Single Event: The probability of an event A not occurring is the complement, P(A') = 1 - P(A).
Two Independent Events: When two events A and B do not affect each other:
- Both occur (Intersection): P(A ∩ B) = P(A) * P(B)
- At least one occurs (Union): P(A ∪ B) = P(A) + P(B) - P(A) * P(B)
- Exactly one occurs: P(A ⊕ B) = P(A)(1 - P(B)) + P(B)(1 - P(A))
- Neither occurs: P(neither) = (1 - P(A)) * (1 - P(B))
Binomial Probability Formula
Binomial probability calculates the probability of obtaining exactly k successes in n independent trials, where the probability of success in any single trial is p.
Formula: P(X = k) = C(n, k) * p^k * (1 - p)^(n - k)

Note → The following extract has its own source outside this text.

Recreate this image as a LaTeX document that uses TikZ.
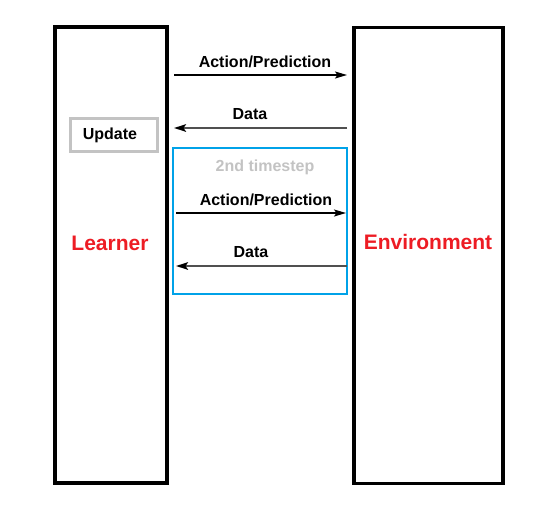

Where C(n, k) = n! / (k! * (n - k)!) is the number of combinations of choosing k items from n.
FAQ
What are independent events?
Two events are independent if the occurrence of one has no influence on the probability of the other. For example, rolling a 6 on a die and flipping a heads on a coin are independent events.
Can a probability be negative or greater than 100%?
No. By definition, a probability must be between 0 and 1 (inclusive), or 0% and 100%. Values outside this range are mathematically invalid.